The 1957 motion which Akintola moved had asked for our independence in 1959 and though it was indeed passed by the Federal House it was not accepted or acquiesced to by the British. Consequently, just like the Enahoro motion of 1953, it failed and this is why we did not get our independence in 1959.
From the foregoing you can see that the successful movement of the motion for our independence in Parliament was as a result of the collective efforts of a number of prominent and notable people from different parts of the country and from different political parties that worked closely together on this issue over a period of time in the Federal House and that my father was one of those people.

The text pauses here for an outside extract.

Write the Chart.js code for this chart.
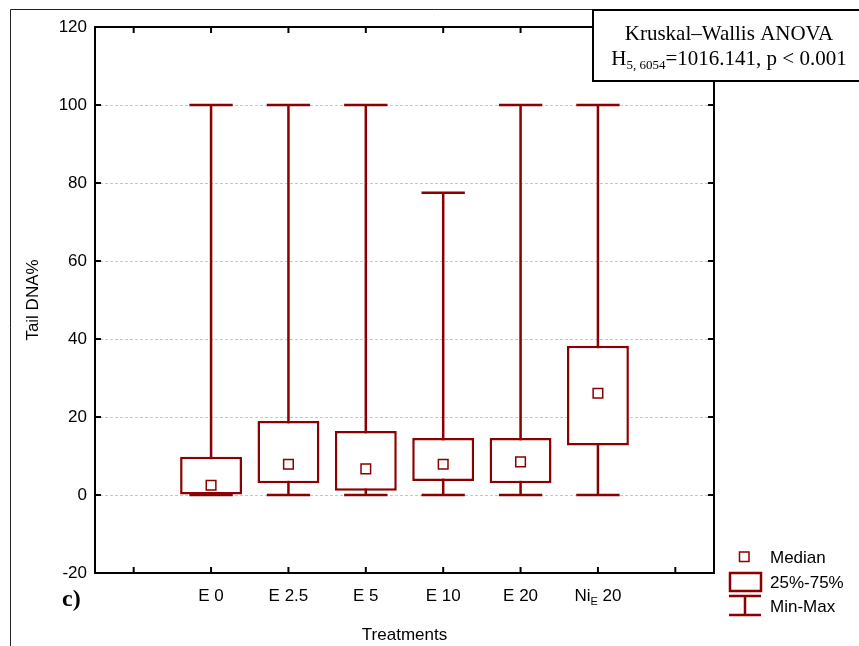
<!DOCTYPE html>
<html>
<head>
<meta charset="utf-8">
<script src="https://cdn.jsdelivr.net/npm/chart.js@4.4.0/dist/chart.umd.min.js"></script>
<style>
    html, body { margin: 0; padding: 0; background: #fff; }
    canvas { display: block; }
</style>
</head>
<body>
<canvas id="tailDnaChart" width="859" height="646"></canvas>
<script>
// Data (Tail DNA%, per treatment)
const treatments = ["", "E 0", "E 2.5", "E 5", "E 10", "E 20", "Ni_E 20", ""];
const minValues = [null, 0, 0, 0, 0, 0, 0, null];
const q1Values = [null, 0, 3.0, 1.1, 3.6, 3.0, 12.7, null];
const medianValues = [null, 2.5, 7.9, 6.7, 7.9, 8.5, 26.1, null];
const q3Values = [null, 9.8, 19.0, 16.4, 14.6, 14.6, 38.3, null];
const maxValues = [null, 100, 100, 100, 77.5, 100, 100, null];
const yTicks = [-20, 0, 20, 40, 60, 80, 100, 120];

const darkRed = "#8b0000";
const sansFont = '"Liberation Sans", Arial, sans-serif';
const serifFont = '"Liberation Serif", "Times New Roman", serif';

// draw a label, text after "_" is a subscript (e.g. Ni_E 20)
function drawSubLabel(ctx, text, cx, baseline, size, subSize) {
    let parts = [{ t: text, sub: false }];
    const idx = text.indexOf("_");
    if (idx >= 0) {
        const rest = text.slice(idx + 1);
        const sp = rest.indexOf(" ");
        parts = [
            { t: text.slice(0, idx), sub: false },
            { t: rest.slice(0, sp), sub: true },
            { t: rest.slice(sp), sub: false },
        ];
    }
    let total = 0;
    parts.forEach((p) => {
        ctx.font = (p.sub ? subSize : size) + "px " + sansFont;
        p.w = ctx.measureText(p.t).width;
        total += p.w;
    });
    let x = cx - total / 2;
    ctx.textAlign = "left";
    ctx.textBaseline = "alphabetic";
    parts.forEach((p) => {
        ctx.font = (p.sub ? subSize : size) + "px " + sansFont;
        ctx.fillText(p.t, x, p.sub ? baseline + 4 : baseline);
        x += p.w;
    });
}

const boxPlotExtras = {
    id: "boxPlotExtras",
    beforeDatasetsDraw(chart) {
        // whiskers + caps (min-max)
        const { ctx, scales: { x, y } } = chart;
        const capHalf = (x.width / treatments.length) * 0.28;
        ctx.save();
        ctx.strokeStyle = darkRed;
        ctx.lineWidth = 2.5;
        treatments.forEach((t, i) => {
            if (minValues[i] === null) return;
            const px = x.getPixelForValue(i);
            ctx.beginPath();
            ctx.moveTo(px, y.getPixelForValue(maxValues[i]));
            ctx.lineTo(px, y.getPixelForValue(minValues[i]));
            ctx.stroke();
            [minValues[i], maxValues[i]].forEach((v) => {
                const py = y.getPixelForValue(v);
                ctx.beginPath();
                ctx.moveTo(px - capHalf, py);
                ctx.lineTo(px + capHalf, py);
                ctx.stroke();
            });
        });
        ctx.restore();
    },
    afterDraw(chart) {
        const { ctx, chartArea: a, scales: { x, y } } = chart;
        ctx.save();

        // outer frame
        ctx.strokeStyle = "#222";
        ctx.lineWidth = 1;
        ctx.beginPath();
        ctx.moveTo(10.5, 646);
        ctx.lineTo(10.5, 9.5);
        ctx.lineTo(859, 9.5);
        ctx.stroke();

        // plot frame
        ctx.strokeStyle = "#000";
        ctx.lineWidth = 2;
        ctx.strokeRect(a.left, a.top, a.right - a.left, a.bottom - a.top);

        // inward tick marks
        ctx.beginPath();
        treatments.forEach((t, i) => {
            const px = x.getPixelForTick(i);
            ctx.moveTo(px, a.bottom);
            ctx.lineTo(px, a.bottom - 6);
            ctx.moveTo(px, a.top);
            ctx.lineTo(px, a.top + 6);
        });
        yTicks.forEach((v) => {
            const py = y.getPixelForValue(v);
            ctx.moveTo(a.left, py);
            ctx.lineTo(a.left + 6, py);
            ctx.moveTo(a.right, py);
            ctx.lineTo(a.right - 6, py);
        });
        ctx.stroke();

        // category labels
        ctx.fillStyle = "#000";
        treatments.forEach((t, i) => {
            if (!t) return;
            drawSubLabel(ctx, t, x.getPixelForTick(i), 601, 17, 11);
        });

        // legend
        ctx.strokeStyle = darkRed;
        ctx.fillStyle = "#fff";
        ctx.lineWidth = 1.5;
        ctx.fillRect(739.5, 552, 9.5, 9.5);
        ctx.strokeRect(739.5, 552, 9.5, 9.5);
        ctx.lineWidth = 2.5;
        ctx.strokeRect(730, 573, 31, 18);
        ctx.beginPath();
        ctx.moveTo(729, 596);
        ctx.lineTo(761, 596);
        ctx.moveTo(745, 596);
        ctx.lineTo(745, 615);
        ctx.moveTo(729, 615);
        ctx.lineTo(761, 615);
        ctx.stroke();
        ctx.fillStyle = "#000";
        ctx.font = "17px " + sansFont;
        ctx.textAlign = "left";
        ctx.textBaseline = "middle";
        ctx.fillText("Median", 770, 558);
        ctx.fillText("25%-75%", 770, 583);
        ctx.fillText("Min-Max", 770, 607);

        // panel letter
        ctx.font = "bold 24px " + serifFont;
        ctx.textBaseline = "alphabetic";
        ctx.fillText("c)", 62, 606);

        // test annotation
        ctx.fillStyle = "#fff";
        ctx.fillRect(593, 10, 280, 71);
        ctx.strokeStyle = "#000";
        ctx.lineWidth = 2;
        ctx.strokeRect(593, 10, 280, 71);
        ctx.fillStyle = "#000";
        ctx.textAlign = "center";
        ctx.font = "21px " + serifFont;
        ctx.fillText("Kruskal\u2013Wallis ANOVA", 729, 40);
        const segs = [["H", 21, 0], ["5, 6054", 13, 4], ["=1016.141, p < 0.001", 21, 0]];
        let total = 0;
        segs.forEach((s) => {
            ctx.font = s[1] + "px " + serifFont;
            s.push(ctx.measureText(s[0]).width);
            total += s[3];
        });
        let sx = 729 - total / 2;
        ctx.textAlign = "left";
        segs.forEach((s) => {
            ctx.font = s[1] + "px " + serifFont;
            ctx.fillText(s[0], sx, 65 + s[2]);
            sx += s[3];
        });

        ctx.restore();
    },
};

const ctx = document.getElementById("tailDnaChart").getContext("2d");
new Chart(ctx, {
    type: "bar",
    data: {
        labels: treatments,
        datasets: [
            {
                type: "line",
                label: "Median",
                data: medianValues,
                showLine: false,
                pointStyle: "rect",
                pointRadius: 6.8,
                pointBackgroundColor: "#fff",
                pointBorderColor: darkRed,
                pointBorderWidth: 1.5,
                order: 1,
            },
            {
                label: "25%-75%",
                data: q1Values.map((q, i) => (q === null ? null : [q, q3Values[i]])),
                backgroundColor: "#fff",
                borderColor: darkRed,
                borderWidth: 2.5,
                borderSkipped: false,
                categoryPercentage: 1,
                barPercentage: 0.8,
                order: 2,
            },
        ],
    },
    options: {
        responsive: false,
        animation: false,
        devicePixelRatio: 1,
        layout: {
            padding: { left: 0, top: 27, right: 145, bottom: 0 },
        },
        plugins: {
            legend: { display: false },
            tooltip: { enabled: false },
        },
        scales: {
            x: {
                grid: { display: false },
                border: { display: false },
                ticks: { display: false },
                title: {
                    display: true,
                    text: "Treatments",
                    color: "#000",
                    font: { family: sansFont, size: 17 },
                    padding: { top: 5, bottom: 0 },
                },
                afterFit: (scale) => {
                    scale.height = 73;
                },
            },
            y: {
                min: -20,
                max: 120,
                grid: {
                    color: "#c8c8c8",
                    lineWidth: 1,
                    drawTicks: false,
                },
                border: { display: false, dash: [3, 2] },
                ticks: {
                    stepSize: 20,
                    padding: 8,
                    color: "#000",
                    font: { family: sansFont, size: 17 },
                },
                title: {
                    display: true,
                    text: "Tail DNA%",
                    color: "#000",
                    font: { family: sansFont, size: 17 },
                    padding: { top: 23, bottom: 0 },
                },
                afterFit: (scale) => {
                    scale.width = 95;
                },
            },
        },
    },
    plugins: [boxPlotExtras],
});
</script>
</body>
</html>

As a matter of fact he played a key and critical role in the proceedings. His 1958 motion for independence was highly significant because it was the only successful one and it was the one that actually got us independence in 1960.
As I said earlier, Tafawa Balewa’s motion was not a motion for independence but rather a motion to slightly amend the original one that had already been approved by the House and acquiesced to by the British.
The simple answer to the question as to who moved the motion to Nigeria’s independence, in my view, is that Anthony Enahoro, Samuel Ladoke Akintola, Remi Fani-Kayode, Abubakar Tafawa Balewa and Raymond Njoku, together with their respective political parties (Action Group, NPC and NCNC respectively) all played major and key roles in this exercise and the credit for the successful passing of that motion should go not just to all those who, at different times, moved or attempted to the move the various motions but also to every single member of Parliament that sat on the relevant days and that voted for the various motions to be passed.